When are getters and setters justified?
When the behavior "get" and "set" actually match up to behavior in your model, which is practically never.
Every other use is just a cheat because the behavior of the business domain is not clear.
Edit
That answer might have come across as flippant, so let me expand. The answers above are mostly correct but focus on the programming paradigms of OO design and some what miss the big picture. In my experience this leads people to think that avoiding gettings and setters is some academic rule for OO programming languages (e.g people think replacing getters with properties is grand)
In fact it is a consequence of the design process. You don't have to get into interfaces and encapsulation and patterns, arguing over whether it does or doesn't break these paradigms and what is or isn't good OO programming. The only point that ultimately matters is that if there is nothing in your domain that works like this by putting them in you are not modeling your domain.

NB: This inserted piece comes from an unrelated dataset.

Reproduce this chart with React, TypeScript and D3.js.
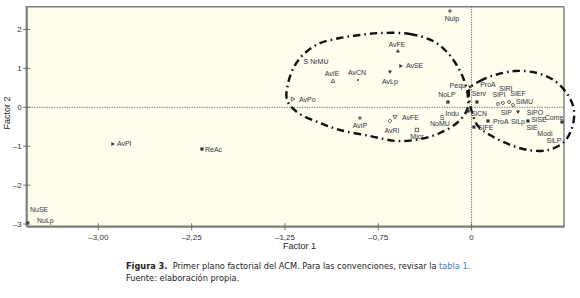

The reality is that it is highly unlikely that any system in your domain space has getters and setters. You cannot walk up to the man or woman who is responsible for payroll and simply say "Set this salary to X" or "Get me this salary". Such behavior simply doesn't exist
If you are putting this into your code you are not designing your system to match the model of your domain. Yes that breaks interfaces and encapsulation, but that isn't the point. The point is that you are modelling something that doesn't exist.
More over you are probably missing an important step or process, because there is probably a reason I can't just walk up to pay roll and say set this salary to X.
When people use getters and setters they tend to push the rules for this process into the wrong place. This is moving away from your domain even more. Using the real world example, it is like salary assuming that the random person who walked in has the permission to get these values otherwise he wouldn't be asking for them. Not only is that not how the domain is, it is in fact lying about how the domain is.